Perhaps Jonas’ poor showing on the offensive end was the reason he did not see minutes in the third quarter, but they sure could have used him. Lithuania made every type of turnover imaginable in this game, and the third quarter was no exception. Additionally, with Jonas on the bench, Tunisia was in full attack mode for the quarter. Lithuania once again battled to shrink a 12-point lead to a 4 point lead to end the third quarter. A player with NBA experience led them, and for once it was not Linas Kleiza. Darius Songaila put the team on his back, and set them up well for the final quarter of the game.

After the horrendous first three quarters of the game, Lithuania finally decided to wake up in the fourth. Lietuva took their first lead of the game in just over a minute of play in the fourth quarter. Stifling defense set the tone for the entire frame. The team only allowed two points in the first six minutes. The lead ballooned to 7 with the assistance of back-to-back three-pointers by Renaldas Seibutis. It was smooth sailing after that. The turnovers that plagued them for vast majority of the game seemed like a thing of the past. Lithuania gets past a tenacious Tunisia 76 to 63.

Jonas’ final line was as follows: 0 points (0/2 FG), 6 rebounds (4 defensive, 2 offensive), 1 block, 3 turnovers, 0 fouls in around 12 minutes of PT.

Valanciunas did not see a single minute of the second half. I was hoping he would get a couple of more minutes in the fourth quarter when it was clear Lithuania had broken Tunisia. There was an improvement in his game of the defensive end. He once again played better D on the pick and roll than he did earlier in the Olympics. We all knew his offensive game was very raw, so I suppose going 0/2 from the field isn’t THAT big of a deal. However, we are all still waiting for that one game where he puts everything together. A game where he is not in foul trouble, is contributing to the offensive end, and where he is swatting shots away. I am confident those games will come. Maybe not in the Olympics, but they will come in due time.

Since Lithuania finished top four of their bracket, they will now advance to the brackets portion of the Olympics. They will have to face a team from Group B, which is likely to be one of Russia, Australia, Brazil or Spain. In any situation, I will have a write up on Jonas’ next opponent.

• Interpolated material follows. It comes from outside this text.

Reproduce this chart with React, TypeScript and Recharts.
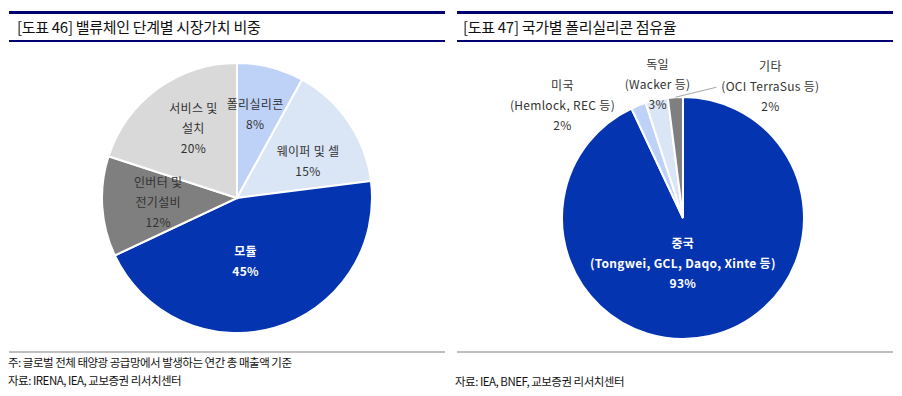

The Valanciunas Recap: Dogfight against Team USA

First of all, if you have not watched the game yet, I highly encourage you to do so. It was the biggest challenge Team USA has faced thus far in the Olympics. Anyway, here is the recap:

This was going to be a very tough matchup for Lithuania, who was facing a Team USA that had more three-pointers than Nigeria had baskets in their last game. However, if there is one weakness in the American team, it is their lack of big men. With Dwight Howard and Chris Bosh getting hurt, Tyson Chandler is left to man the paint. Jonas Valanciunas has likely heard his comparisons to Tyson Chandler, and came to play with a purpose. On the very first possession of the game, he ended up getting good position on a noticeably more muscular Chandler. He missed the shot, but I liked the fact Lithuania got him the ball. Jonas then got an and-1 opportunity off a pick and roll, but missed to capitalize by missing the free throw. Lithuania was putting an effort to get the ball to their big man in the post. Perhaps flabbergasted by what was happening, Jonas missed a running hook shot over Tyson Chandler. There were also a couple of plays where the Lithuanian guards tried to force some passes on the inside that resulted in turnovers. One of those was Valanciunas’ fault for being unable to corral the ball. On the defensive side of things, Jonas was doing a much better job of showing on the pick and roll, and then quickly returning back to his man. Just when I thought he was getting comfortable, Team USA went with an all guard/athletic wing line up. In that line up, Carmelo Anthony was playing center. Jonas picked up a foul in trying to contain him from rolling off a pick and roll. No center in the world can guard a dynamic wing player like Anthony on the perimeter. After a little over five minutes, Jonas went to the bench.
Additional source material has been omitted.